Contraction of DI in secondary sectors eased amid improved FDI
The pace of contraction of DI in secondary sectors eased in 1Q18 (-12% yoy to US$4.7bn vs. -23% yoy to US$4.6bn in 4Q17), led by stronger FDI in machinery & electronics (FDI +73% yoy / DDI -20% yoy), wood (FDI +22% / DDI +48%), and chemical & pharmaceutical (FDI +9% yoy / DDI -15% yoy). DDI rose strongly in the motor vehicle & other transport equipment (FDI -56% / DDI +87%), and non-metallic mineral sectors (FDI -49% yoy / DDI +117% yoy). Singapore remained the largest source of FDI in 1Q18 (33% of FDI), followed by Japan (17%), South Korea (12%) China (8%) and Hong Kong (6%), which together contributed three-quarters of FDI.

More regulations to improve investment climate
The government’s push for a better investment climate has seen DI growing at a doubledigit pace in each of the past five quarters, with the share of new projects rising to 80- 83% in 2017-1Q18 from 63-70% in 2013-2014. The drive to spur more investment continued with recently issued regulations to simplify the tax holiday requirement and application process for investments worth at least Rp500bn (MOF Regulation No.35 of Year 2018), as well as a simpler application process for skilled foreign workers (Presidential Regulation No.20 of Year 2018).

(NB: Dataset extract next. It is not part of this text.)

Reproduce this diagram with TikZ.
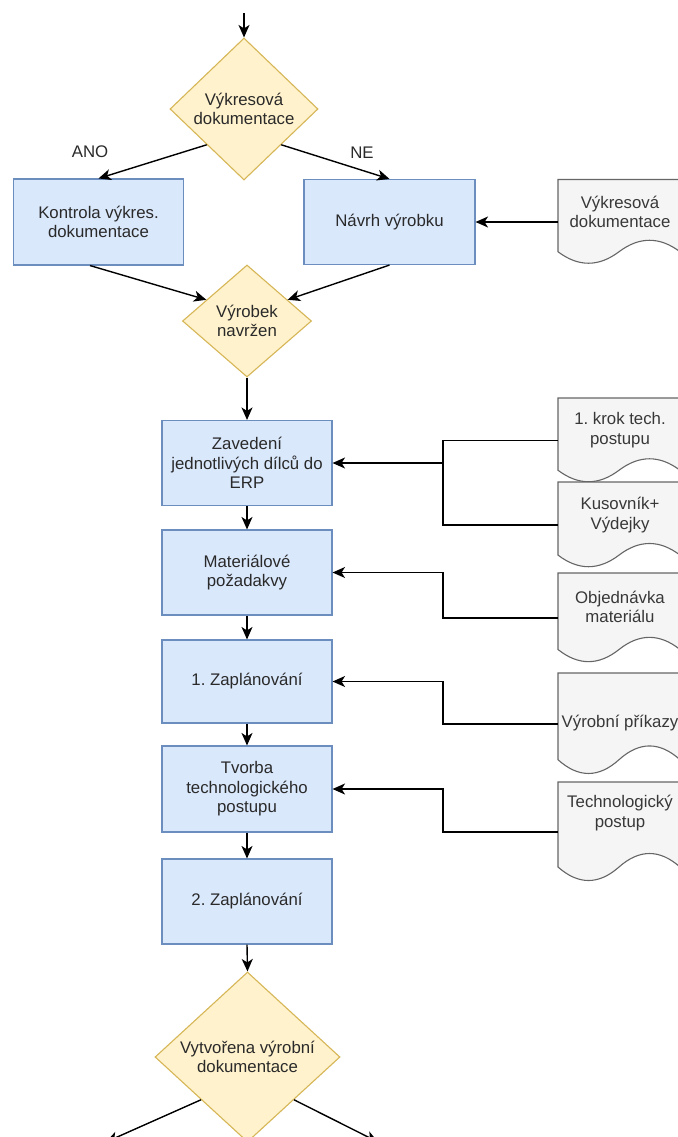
\documentclass[tikz,border=0pt]{standalone}
\usepackage{fontspec}
\setmainfont{Liberation Sans}
\usetikzlibrary{shapes.geometric,arrows.meta,calc}

\definecolor{procfill}{HTML}{DAE8FC}
\definecolor{procline}{HTML}{6C8EBF}
\definecolor{decfill}{HTML}{FFF2CC}
\definecolor{decline}{HTML}{D6B656}
\definecolor{docfill}{HTML}{F5F5F5}
\definecolor{docline}{HTML}{666666}
\definecolor{ink}{HTML}{2A2A2A}
\definecolor{docink}{HTML}{383838}

\tikzset{
  every node/.style={font=\fontsize{16.8bp}{19.5bp}\selectfont\frenchspacing, text=ink},
  proc/.style={rectangle, draw=procline, fill=procfill, line width=1.1bp,
    minimum width=170bp, minimum height=85bp, align=center, inner sep=0pt},
  dec/.style={diamond, draw=decline, fill=decfill, line width=1.1bp,
    align=center, inner sep=0pt},
  docshape/.style={draw=docline, fill=docfill, line width=1.1bp},
  docbox/.style={rectangle, inner sep=0pt},
  doctext/.style={text=docink, align=center},
  flow/.style={draw=black, line width=1.4bp,
    -{Stealth[length=12.5bp,width=11bp,inset=3.5bp]}},
  plain/.style={draw=black, line width=1.4bp},
  lbl/.style={text=ink},
}

% paper document symbol: name, left, top, width, height, text baseline centre, text
\newcommand\paperdoc[7]{%
  \path[docshape] (#2,#3) -- ({#2+#4},#3) -- ({#2+#4},{#3+0.85*#5})
     .. controls ({#2+5*#4/6},{#3+0.67*#5}) and ({#2+2*#4/3},{#3+0.67*#5}) .. ({#2+#4/2},{#3+0.85*#5})
     .. controls ({#2+#4/3},{#3+1.03*#5}) and ({#2+#4/6},{#3+1.03*#5}) .. (#2,{#3+0.85*#5}) -- cycle;
  \node[docbox, minimum width=#4bp, minimum height=#5bp] (#1) at ({#2+#4/2},{#3+#5/2}) {};
  \node[doctext] (#1-t) at ({#2+#4/2+1},#6) {#7};
}

\begin{document}
\begin{tikzpicture}[x=1bp, y=-1bp]
\useasboundingbox (0,0) rectangle (678,1137);
\clip (0,0) rectangle (678,1137);
\fill[white] (0,0) rectangle (678,1137);

% decisions and process steps
\node[dec, minimum width=148bp, minimum height=142bp] (q1) at (244,109) {Výkresová\\dokumentace};
\node[proc, minimum height=86bp] (kon) at (98.5,222) {Kontrola výkres.\\dokumentace};
\node[proc, minimum width=171bp] (nav) at (389.5,222) {Návrh výrobku};
\node[dec, minimum width=129bp, minimum height=112bp] (q2) at (247,321) {Výrobek\\navržen};
\node[proc] (zav) at (247,463) {Zavedení\\jednotlivých dílců do\\ERP};
\node[proc] (mat) at (247,572.5) {Materiálové\\požadakvy};
\node[proc, minimum height=83bp] (pl1) at (247,681.5) {1. Zaplánování};
\node[proc, minimum height=86bp] (tvo) at (247,789) {Tvorba\\technologického\\postupu};
\node[proc] (pl2) at (247,901.5) {2. Zaplánování};
\node[dec, minimum width=185bp, minimum height=170bp] (q3) at (247.5,1057) {Vytvořena výrobní\\dokumentace};

% branch labels
\node[lbl] (ano) at (90,152) {ANO};
\node[lbl] (ne) at (362,153) {NE};

% input documents
\paperdoc{dA}{558}{179.5}{122}{85}{212}{Výkresová\\dokumentace}
\paperdoc{dB}{558}{398}{122}{85}{430}{1. krok tech.\\postupu}
\paperdoc{dC}{558}{482}{122}{86}{515}{Kusovník+\\Výdejky}
\paperdoc{dD}{558}{573}{122}{90}{607}{Objednávka\\materiálu}
\paperdoc{dE}{558}{673}{122}{102}{723}{Výrobní příkazy}
\paperdoc{dF}{558}{782}{122}{100}{813}{Technologický\\postup}

% main flow
\coordinate (start) at (244,13);
\draw[flow] (start) -- (q1.north);
\draw[flow] (q1.south west) -- (kon.north);
\draw[flow] (q1.south east) -- (nav.north);
\draw[flow] (dA.west) -- (nav.east);
\draw[flow] ([xshift=-8.5bp]kon.south) -- ($(q2.west)!0.375!(q2.north)$);
\draw[flow] (nav.south) -- ($(q2.east)!0.375!(q2.north)$);
\draw[flow] (q2.south) -- (zav.north);
\draw[flow] (zav.south) -- (mat.north);
\draw[flow] (mat.south) -- (pl1.north);
\draw[flow] (pl1.south) -- (tvo.north);
\draw[flow] (tvo.south) -- (pl2.north);
\draw[flow] (pl2.south) -- (q3.north);

% document inputs
\coordinate (bar) at (443,0);
\draw[plain] (dB.west) -| (bar |- dC.west) -- (dC.west);
\draw[flow] (bar |- zav.east) -- (zav.east);
\draw[flow] (dD.west) -| (bar |- mat.east) -- (mat.east);
\draw[flow] (dE.west) -| (bar |- pl1.east) -- (pl1.east);
\draw[flow] (dF.west) -| (bar |- tvo.east) -- (tvo.east);

% outgoing branches
\coordinate (outL) at (106,1142);
\coordinate (outR) at (378,1142);
\draw[flow] (q3.south west) -- (outL);
\draw[flow] (q3.south east) -- (outR);
\end{tikzpicture}
\end{document}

Inflation rate to remain under control
BI did not highlight inflation pressure as a domestic risk. Policy adjustments, like the coal price cap at US$70 per metric tonne and the imposition of an approval process to raise non-subsidised fuel prices, have reduced upward price pressures and hence inflation expectations remain stable.

GDP growth of 5.2% yoy projected for 1Q18
Taking into account the latest DI readings, we expect 1Q18 GDP to grow 5.2% yoy, and reiterate our GDP growth forecast of 5.3% for 2018. The GDP reading for 1Q18 will be released on 7 May 2018.